• **Raw data**
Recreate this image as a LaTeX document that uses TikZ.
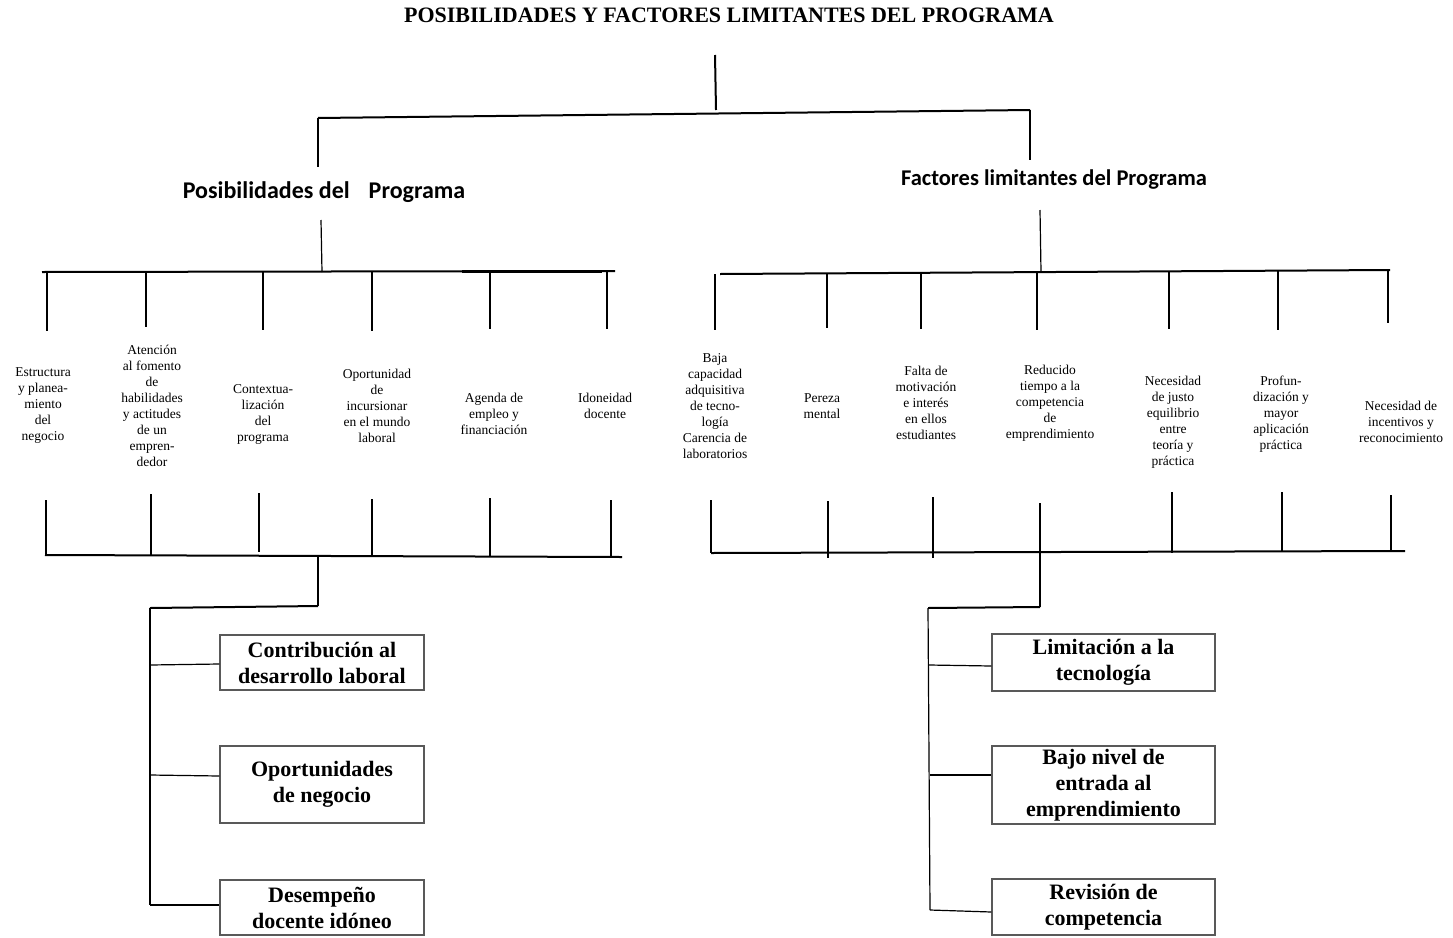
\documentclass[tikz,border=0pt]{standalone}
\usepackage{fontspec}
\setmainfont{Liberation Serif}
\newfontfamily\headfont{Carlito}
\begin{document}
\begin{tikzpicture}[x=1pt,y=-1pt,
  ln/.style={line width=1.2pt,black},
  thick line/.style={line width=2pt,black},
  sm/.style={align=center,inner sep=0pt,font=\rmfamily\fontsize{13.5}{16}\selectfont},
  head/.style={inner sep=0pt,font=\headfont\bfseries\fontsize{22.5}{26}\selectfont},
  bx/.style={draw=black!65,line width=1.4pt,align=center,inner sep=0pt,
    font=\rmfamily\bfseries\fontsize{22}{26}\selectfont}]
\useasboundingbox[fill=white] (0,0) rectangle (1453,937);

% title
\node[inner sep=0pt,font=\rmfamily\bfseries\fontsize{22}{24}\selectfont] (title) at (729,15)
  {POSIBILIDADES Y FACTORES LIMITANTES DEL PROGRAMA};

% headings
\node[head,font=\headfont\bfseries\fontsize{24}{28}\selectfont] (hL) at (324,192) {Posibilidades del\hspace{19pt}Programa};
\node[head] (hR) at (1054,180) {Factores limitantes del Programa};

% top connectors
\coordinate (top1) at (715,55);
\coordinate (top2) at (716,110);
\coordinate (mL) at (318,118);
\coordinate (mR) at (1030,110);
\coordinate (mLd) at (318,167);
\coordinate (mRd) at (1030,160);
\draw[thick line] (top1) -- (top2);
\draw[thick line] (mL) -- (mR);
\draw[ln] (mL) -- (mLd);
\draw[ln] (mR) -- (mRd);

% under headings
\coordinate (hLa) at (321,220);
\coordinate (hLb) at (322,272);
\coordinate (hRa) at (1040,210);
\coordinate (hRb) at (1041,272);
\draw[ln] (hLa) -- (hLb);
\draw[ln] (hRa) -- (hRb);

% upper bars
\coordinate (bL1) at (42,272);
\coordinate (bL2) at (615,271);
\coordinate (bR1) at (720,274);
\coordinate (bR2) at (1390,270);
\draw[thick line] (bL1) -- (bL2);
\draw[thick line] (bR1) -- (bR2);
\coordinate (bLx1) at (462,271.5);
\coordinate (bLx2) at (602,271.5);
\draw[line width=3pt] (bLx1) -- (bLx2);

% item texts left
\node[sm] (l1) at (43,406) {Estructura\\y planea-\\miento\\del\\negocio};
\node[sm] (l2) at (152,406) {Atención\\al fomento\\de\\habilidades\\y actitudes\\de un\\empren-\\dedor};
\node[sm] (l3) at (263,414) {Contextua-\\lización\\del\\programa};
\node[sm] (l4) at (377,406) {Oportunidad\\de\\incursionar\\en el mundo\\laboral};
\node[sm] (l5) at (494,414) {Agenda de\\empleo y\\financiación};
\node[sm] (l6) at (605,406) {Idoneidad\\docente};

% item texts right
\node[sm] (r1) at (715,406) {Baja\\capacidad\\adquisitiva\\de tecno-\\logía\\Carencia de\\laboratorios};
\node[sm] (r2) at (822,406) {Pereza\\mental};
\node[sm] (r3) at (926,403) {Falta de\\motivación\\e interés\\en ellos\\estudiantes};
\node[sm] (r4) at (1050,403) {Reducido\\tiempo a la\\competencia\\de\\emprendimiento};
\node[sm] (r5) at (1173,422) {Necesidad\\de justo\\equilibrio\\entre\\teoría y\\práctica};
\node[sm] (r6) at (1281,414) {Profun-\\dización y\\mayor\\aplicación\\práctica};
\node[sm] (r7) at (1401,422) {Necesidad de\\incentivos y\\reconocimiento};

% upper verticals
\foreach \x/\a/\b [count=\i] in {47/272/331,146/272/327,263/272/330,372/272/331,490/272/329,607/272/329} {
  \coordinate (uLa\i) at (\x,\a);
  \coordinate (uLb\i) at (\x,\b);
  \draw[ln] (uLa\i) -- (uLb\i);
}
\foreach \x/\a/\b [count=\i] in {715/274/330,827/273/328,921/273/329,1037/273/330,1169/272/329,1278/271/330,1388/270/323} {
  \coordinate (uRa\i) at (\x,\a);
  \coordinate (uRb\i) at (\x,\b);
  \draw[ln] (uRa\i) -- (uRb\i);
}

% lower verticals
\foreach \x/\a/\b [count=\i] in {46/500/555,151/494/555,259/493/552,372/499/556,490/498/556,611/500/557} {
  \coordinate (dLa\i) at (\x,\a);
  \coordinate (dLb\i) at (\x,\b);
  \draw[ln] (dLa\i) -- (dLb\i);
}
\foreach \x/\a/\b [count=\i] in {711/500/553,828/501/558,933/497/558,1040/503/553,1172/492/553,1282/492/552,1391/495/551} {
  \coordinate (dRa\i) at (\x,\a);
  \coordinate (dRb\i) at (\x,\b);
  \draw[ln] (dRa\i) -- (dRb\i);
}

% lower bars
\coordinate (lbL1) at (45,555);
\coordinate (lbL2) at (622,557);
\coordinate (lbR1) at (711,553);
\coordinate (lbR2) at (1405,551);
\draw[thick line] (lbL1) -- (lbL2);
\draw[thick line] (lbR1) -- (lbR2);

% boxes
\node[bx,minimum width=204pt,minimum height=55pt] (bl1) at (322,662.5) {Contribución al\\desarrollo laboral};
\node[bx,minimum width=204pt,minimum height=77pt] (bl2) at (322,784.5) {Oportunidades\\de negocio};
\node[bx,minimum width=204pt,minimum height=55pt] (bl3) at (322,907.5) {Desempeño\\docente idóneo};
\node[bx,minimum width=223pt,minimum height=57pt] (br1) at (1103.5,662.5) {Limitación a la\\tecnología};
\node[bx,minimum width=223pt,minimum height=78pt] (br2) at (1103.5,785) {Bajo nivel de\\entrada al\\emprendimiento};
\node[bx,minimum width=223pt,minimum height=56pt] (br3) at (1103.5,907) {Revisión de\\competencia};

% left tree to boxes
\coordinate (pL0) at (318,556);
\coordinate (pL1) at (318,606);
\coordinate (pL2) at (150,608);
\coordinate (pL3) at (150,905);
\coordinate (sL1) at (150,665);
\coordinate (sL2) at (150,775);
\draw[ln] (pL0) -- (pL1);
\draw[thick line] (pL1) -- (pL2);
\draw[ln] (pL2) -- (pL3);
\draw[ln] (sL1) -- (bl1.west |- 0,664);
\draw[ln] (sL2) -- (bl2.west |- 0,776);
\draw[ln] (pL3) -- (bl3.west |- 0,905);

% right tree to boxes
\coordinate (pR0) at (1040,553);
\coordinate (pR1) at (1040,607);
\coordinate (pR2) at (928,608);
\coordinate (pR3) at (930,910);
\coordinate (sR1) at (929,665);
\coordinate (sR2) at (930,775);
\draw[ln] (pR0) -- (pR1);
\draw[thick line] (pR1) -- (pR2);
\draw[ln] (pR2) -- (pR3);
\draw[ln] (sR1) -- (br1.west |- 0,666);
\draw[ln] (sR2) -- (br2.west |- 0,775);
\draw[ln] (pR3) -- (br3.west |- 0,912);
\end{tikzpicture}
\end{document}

• **Goal of the exercise**
Restate the whole of the material word for word without the pictures.

• **Result for this task**
Recreate this image as a LaTeX document that uses TikZ.
\documentclass[tikz,border=0pt]{standalone}
\usepackage{fontspec}
\setmainfont{Liberation Serif}
\newfontfamily\headfont{Carlito}
\begin{document}
\begin{tikzpicture}[x=1pt,y=-1pt,
  ln/.style={line width=1.2pt,black},
  thick line/.style={line width=2pt,black},
  sm/.style={align=center,inner sep=0pt,font=\rmfamily\fontsize{13.5}{16}\selectfont},
  head/.style={inner sep=0pt,font=\headfont\bfseries\fontsize{22.5}{26}\selectfont},
  bx/.style={draw=black!65,line width=1.4pt,align=center,inner sep=0pt,
    font=\rmfamily\bfseries\fontsize{22}{26}\selectfont}]
\useasboundingbox[fill=white] (0,0) rectangle (1453,937);

% title
\node[inner sep=0pt,font=\rmfamily\bfseries\fontsize{22}{24}\selectfont] (title) at (729,15)
  {POSIBILIDADES Y FACTORES LIMITANTES DEL PROGRAMA};

% headings
\node[head,font=\headfont\bfseries\fontsize{24}{28}\selectfont] (hL) at (324,192) {Posibilidades del\hspace{19pt}Programa};
\node[head] (hR) at (1054,180) {Factores limitantes del Programa};

% top connectors
\coordinate (top1) at (715,55);
\coordinate (top2) at (716,110);
\coordinate (mL) at (318,118);
\coordinate (mR) at (1030,110);
\coordinate (mLd) at (318,167);
\coordinate (mRd) at (1030,160);
\draw[thick line] (top1) -- (top2);
\draw[thick line] (mL) -- (mR);
\draw[ln] (mL) -- (mLd);
\draw[ln] (mR) -- (mRd);

% under headings
\coordinate (hLa) at (321,220);
\coordinate (hLb) at (322,272);
\coordinate (hRa) at (1040,210);
\coordinate (hRb) at (1041,272);
\draw[ln] (hLa) -- (hLb);
\draw[ln] (hRa) -- (hRb);

% upper bars
\coordinate (bL1) at (42,272);
\coordinate (bL2) at (615,271);
\coordinate (bR1) at (720,274);
\coordinate (bR2) at (1390,270);
\draw[thick line] (bL1) -- (bL2);
\draw[thick line] (bR1) -- (bR2);
\coordinate (bLx1) at (462,271.5);
\coordinate (bLx2) at (602,271.5);
\draw[line width=3pt] (bLx1) -- (bLx2);

% item texts left
\node[sm] (l1) at (43,406) {Estructura\\y planea-\\miento\\del\\negocio};
\node[sm] (l2) at (152,406) {Atención\\al fomento\\de\\habilidades\\y actitudes\\de un\\empren-\\dedor};
\node[sm] (l3) at (263,414) {Contextua-\\lización\\del\\programa};
\node[sm] (l4) at (377,406) {Oportunidad\\de\\incursionar\\en el mundo\\laboral};
\node[sm] (l5) at (494,414) {Agenda de\\empleo y\\financiación};
\node[sm] (l6) at (605,406) {Idoneidad\\docente};

% item texts right
\node[sm] (r1) at (715,406) {Baja\\capacidad\\adquisitiva\\de tecno-\\logía\\Carencia de\\laboratorios};
\node[sm] (r2) at (822,406) {Pereza\\mental};
\node[sm] (r3) at (926,403) {Falta de\\motivación\\e interés\\en ellos\\estudiantes};
\node[sm] (r4) at (1050,403) {Reducido\\tiempo a la\\competencia\\de\\emprendimiento};
\node[sm] (r5) at (1173,422) {Necesidad\\de justo\\equilibrio\\entre\\teoría y\\práctica};
\node[sm] (r6) at (1281,414) {Profun-\\dización y\\mayor\\aplicación\\práctica};
\node[sm] (r7) at (1401,422) {Necesidad de\\incentivos y\\reconocimiento};

% upper verticals
\foreach \x/\a/\b [count=\i] in {47/272/331,146/272/327,263/272/330,372/272/331,490/272/329,607/272/329} {
  \coordinate (uLa\i) at (\x,\a);
  \coordinate (uLb\i) at (\x,\b);
  \draw[ln] (uLa\i) -- (uLb\i);
}
\foreach \x/\a/\b [count=\i] in {715/274/330,827/273/328,921/273/329,1037/273/330,1169/272/329,1278/271/330,1388/270/323} {
  \coordinate (uRa\i) at (\x,\a);
  \coordinate (uRb\i) at (\x,\b);
  \draw[ln] (uRa\i) -- (uRb\i);
}

% lower verticals
\foreach \x/\a/\b [count=\i] in {46/500/555,151/494/555,259/493/552,372/499/556,490/498/556,611/500/557} {
  \coordinate (dLa\i) at (\x,\a);
  \coordinate (dLb\i) at (\x,\b);
  \draw[ln] (dLa\i) -- (dLb\i);
}
\foreach \x/\a/\b [count=\i] in {711/500/553,828/501/558,933/497/558,1040/503/553,1172/492/553,1282/492/552,1391/495/551} {
  \coordinate (dRa\i) at (\x,\a);
  \coordinate (dRb\i) at (\x,\b);
  \draw[ln] (dRa\i) -- (dRb\i);
}

% lower bars
\coordinate (lbL1) at (45,555);
\coordinate (lbL2) at (622,557);
\coordinate (lbR1) at (711,553);
\coordinate (lbR2) at (1405,551);
\draw[thick line] (lbL1) -- (lbL2);
\draw[thick line] (lbR1) -- (lbR2);

% boxes
\node[bx,minimum width=204pt,minimum height=55pt] (bl1) at (322,662.5) {Contribución al\\desarrollo laboral};
\node[bx,minimum width=204pt,minimum height=77pt] (bl2) at (322,784.5) {Oportunidades\\de negocio};
\node[bx,minimum width=204pt,minimum height=55pt] (bl3) at (322,907.5) {Desempeño\\docente idóneo};
\node[bx,minimum width=223pt,minimum height=57pt] (br1) at (1103.5,662.5) {Limitación a la\\tecnología};
\node[bx,minimum width=223pt,minimum height=78pt] (br2) at (1103.5,785) {Bajo nivel de\\entrada al\\emprendimiento};
\node[bx,minimum width=223pt,minimum height=56pt] (br3) at (1103.5,907) {Revisión de\\competencia};

% left tree to boxes
\coordinate (pL0) at (318,556);
\coordinate (pL1) at (318,606);
\coordinate (pL2) at (150,608);
\coordinate (pL3) at (150,905);
\coordinate (sL1) at (150,665);
\coordinate (sL2) at (150,775);
\draw[ln] (pL0) -- (pL1);
\draw[thick line] (pL1) -- (pL2);
\draw[ln] (pL2) -- (pL3);
\draw[ln] (sL1) -- (bl1.west |- 0,664);
\draw[ln] (sL2) -- (bl2.west |- 0,776);
\draw[ln] (pL3) -- (bl3.west |- 0,905);

% right tree to boxes
\coordinate (pR0) at (1040,553);
\coordinate (pR1) at (1040,607);
\coordinate (pR2) at (928,608);
\coordinate (pR3) at (930,910);
\coordinate (sR1) at (929,665);
\coordinate (sR2) at (930,775);
\draw[ln] (pR0) -- (pR1);
\draw[thick line] (pR1) -- (pR2);
\draw[ln] (pR2) -- (pR3);
\draw[ln] (sR1) -- (br1.west |- 0,666);
\draw[ln] (sR2) -- (br2.west |- 0,775);
\draw[ln] (pR3) -- (br3.west |- 0,912);
\end{tikzpicture}
\end{document}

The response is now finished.